Abstract

One could hardly agree that Kosovel’s konses anticipate visual poetry; that is, that they should serve as an obvious example of avantgarde poetry that synthesizes the semantic and visual dimension. Kosovel’s konses belong to constructivism. The apex of the constructivist’s scale of values is occupied by architecture, which is considered a synthesis of artistic, social, and technical practice and as such is also capable of reconstructing the world more rapidly than any other artistic current. In this synthesis, the limits between “spatial” arts such as architecture or sculpture and “temporal” arts such as music, dance, and poetry, as well as the limits between spiritual disciplines and technical engineering, disappear.

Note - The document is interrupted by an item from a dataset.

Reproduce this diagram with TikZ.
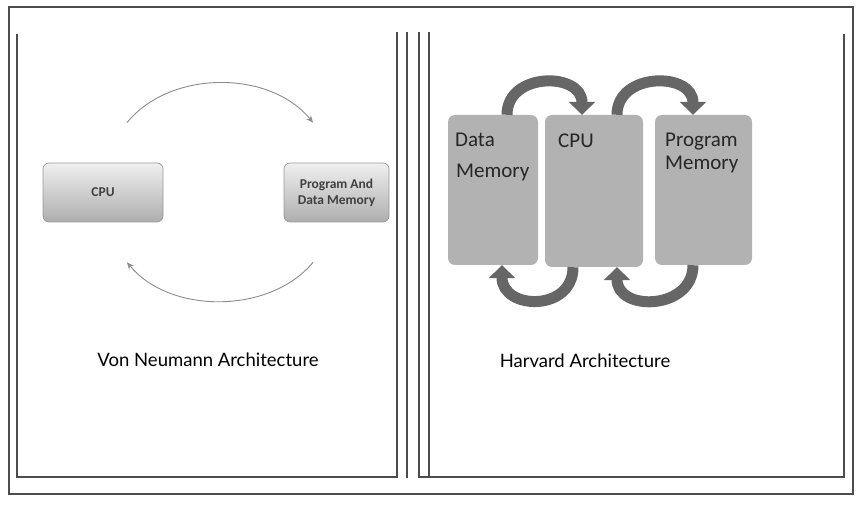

There was no longer any chance of speaking about either Horace’s syntagm ut pictura poesis or Lessing’s theorem developed in his essay Laocoön: An Essay on the Limits of Painting and Poetry. Kosovel magnificently summarized this avantgarde tendency in Kons Z, and he recognized the synthesis of culture, politics, and arts in the domain of “new architecture for a man,” binding it with “a man with a red shirt”. Kons Sivo (Grey) articulates the basic tension of constructivism; that is, the dynamization and kinetization of poetry, and this is why the artist must act “with a sounding line in his hand, with eyes as precise as a ruler, with the soul as stretched as compasses” (Rodchenko). In this kons, sketches and letters also broke through the plane, growing into the space without losing their semantic dominating feature.